The two days of entertainment at the International Festival will also feature an African-American storyteller, a one-man band, African Children's Dancers, Veracruz Dancers, Karibuni (a group that performs African and Jamaican music), a Lao dance group, Karen-Burmese entertainment, Mexico Lindo (Mexican folkloric dance group), Salsabrosa (Latin music) and the country and bluegrass stylings of Maceylyn Rossow, an up-and-coming singer from Lakefield.
The aim is to have something that will appeal to everyone and to bring new people down to see what the festival is all about, Enninga emphasized.

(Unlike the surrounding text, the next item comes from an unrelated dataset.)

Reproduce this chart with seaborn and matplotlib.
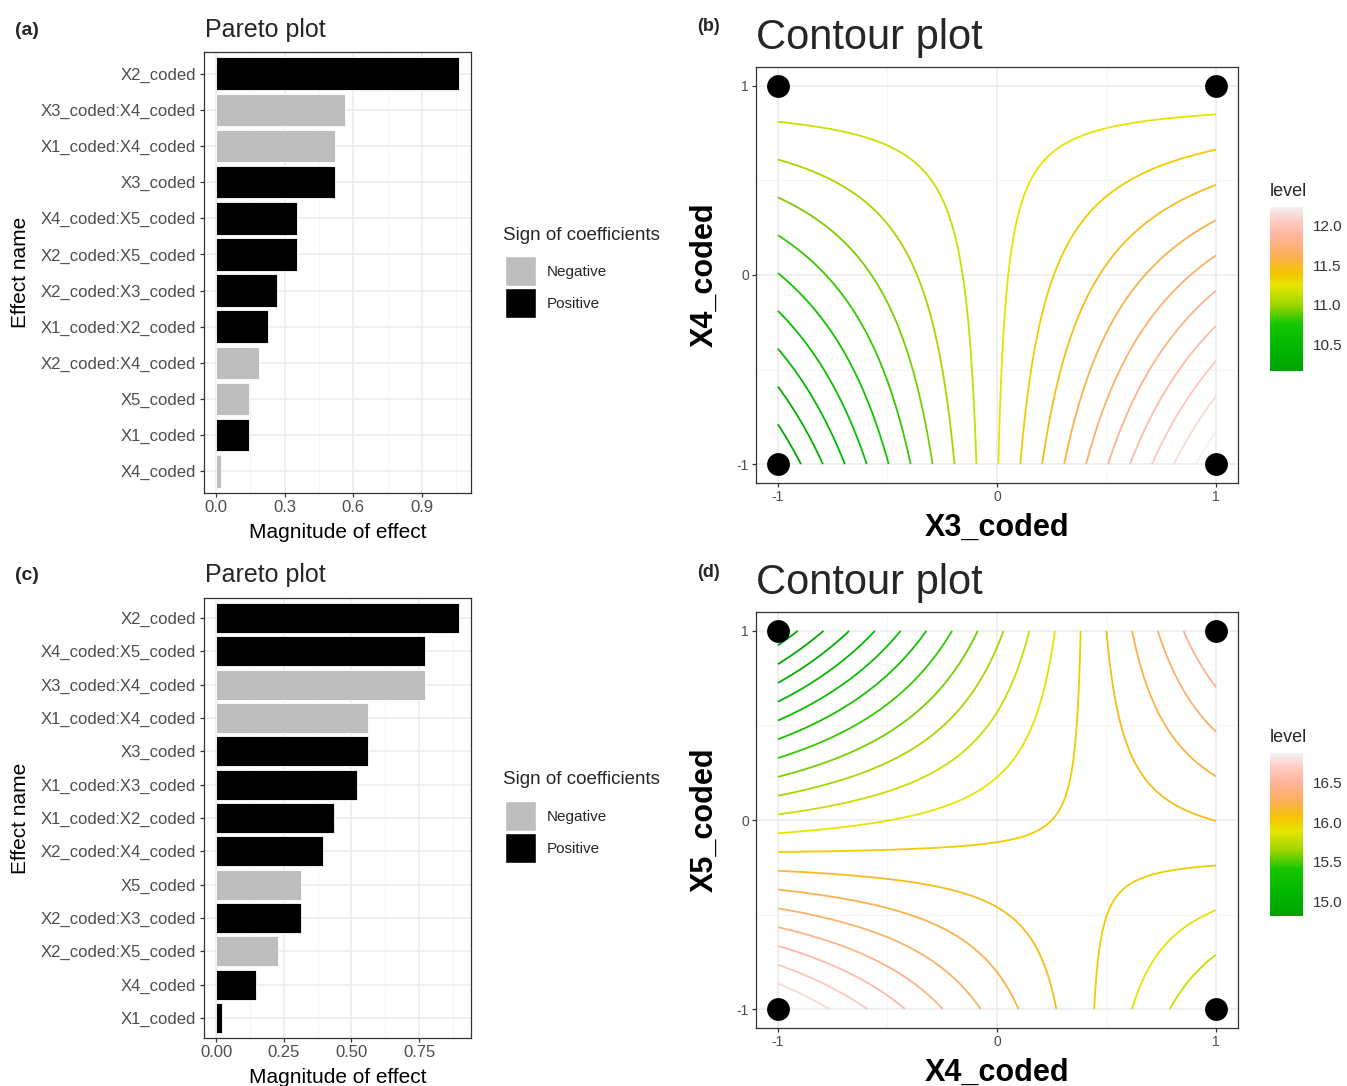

"I'm always excited to see the people who come every year. It's great to see them come back year after year, and there are some real stalwarts about coming out to see it," she said. "But as much as anything, we want to say to people, if you haven't checked it out, you're missing a really good deal, and I mean that in every way. It's fun, relaxing, and my goodness, it's free, because of the support of the community. We are basically operating on the goodwill of the businesses and individuals who help to support the festival, and the best part is obviously they do, proving that by digging in their pockets.
"It says a lot for the community, shows that people consider the cultural values to be an important part of what we are and who we are going to become. ... We have a lot to be proud of with the diversity in this community. We don't always recognize how positive that can be for our community, a positive thing living with us as neighbors."